C.L'image et la sociologie
En explorant les profils Tinder qui se découpent en
deux éléments : la description textuelle et les photographies,
cette recherche s'inscrit dans le cadre d'une sociologie visuelle, car nous
utilisons les images pour produire des données. À ses
débuts, l'image était majoritairement utilisée avec des
méthodes qualitatives dans la sphère sociologique anglo-saxonne.

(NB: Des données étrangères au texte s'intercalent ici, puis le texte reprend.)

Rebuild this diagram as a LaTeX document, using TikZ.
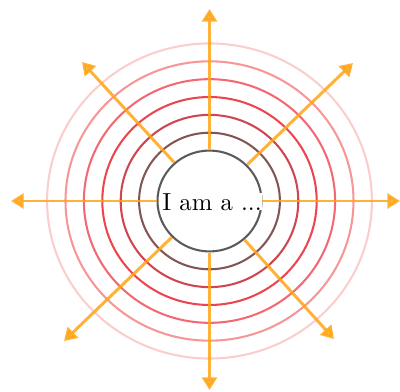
\documentclass[tikz,border=0pt]{standalone}
\usetikzlibrary{arrows.meta}
\definecolor{ring1}{RGB}{90,90,90}
\definecolor{ring2}{RGB}{130,85,85}
\definecolor{ring3}{RGB}{205,70,80}
\definecolor{ring4}{RGB}{235,70,80}
\definecolor{ring5}{RGB}{242,105,115}
\definecolor{ring6}{RGB}{246,150,150}
\definecolor{ring7}{RGB}{251,205,205}
\definecolor{arrcol}{RGB}{255,165,20}
\begin{document}
\begin{tikzpicture}[x=0.4375pt,y=-0.4375pt,
  ringline/.style={line width=0.9pt},
  arr/.style={draw=arrcol, opacity=0.85, line width=1.3pt, -{Triangle[length=5.5pt,width=6.5pt]}}]
\useasboundingbox (0,0) rectangle (400,392);
\node[circle, minimum size=45.5pt, inner sep=0pt] (c) at (209.5,201) {};
\foreach \r/\col in {52/ring1, 70.4/ring2, 88.8/ring3, 107.2/ring4, 125.6/ring5, 144/ring6, 162.4/ring7}
  \draw[ringline, draw=\col] (c.center) ellipse [x radius=\r, y radius=0.97*\r];
\node[fill=white, inner sep=0pt, anchor=base, font=\fontsize{10.8}{12}\selectfont] (t) at (212,210) {I am a ...};
\coordinate (tn) at (209.5,9);
\coordinate (ts) at (209.5,390);
\coordinate (tw) at (11,201);
\coordinate (te) at (400,201);
\coordinate (tnw) at (82,62);
\coordinate (tne) at (353,63);
\coordinate (tsw) at (64,341);
\coordinate (tse) at (334,339);
\foreach \t in {tn,ts,tw,te,tnw,tne,tsw,tse}
  \draw[arr] (c) -- (\t);
\end{tikzpicture}
\end{document}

C'est à la fin du XXème siècle que des revues comme
l'American Journal of Sociology publient des articles mobilisant l'image comme
mode d'investigation bien qu'elle reste ne néanmoins qu'un support
d'illustratif (Chauvin & Reix, 2015). Cette nouvelle forme de sociologie a
comme pères fondateurs Douglas Harper et Howard Becker. À
l'origine de l'intitulé « sociologie visuelle », Howard Becker
met un point d'honneur à démontrer que c'est le contexte qui
donne du sens aux images. Selon Becker (2001), le sens est le résultat
de configurations, il évolue à travers le temps et l'espace. La
mobilisation de l'image dans deux disciplines (l'anthropologie visuelle et la
sociologie visuelle) a nécessité une distinction entre ces
pratiques dont Harper en trace les frontières. Selon Harper (dans
Chauvin & Reix, 2015), l'anthropologie visuelle serait animée par la
production de données filmiques tandis que les sociologies visuelles
mobiliseraient davantage la photographie. Rejoignant le point de vue de Harper,
Howard Becker met un nouveau coup de marteau sur l'enclume en ancrant la
sociologie visuelle dans la photographie documentaire américaine.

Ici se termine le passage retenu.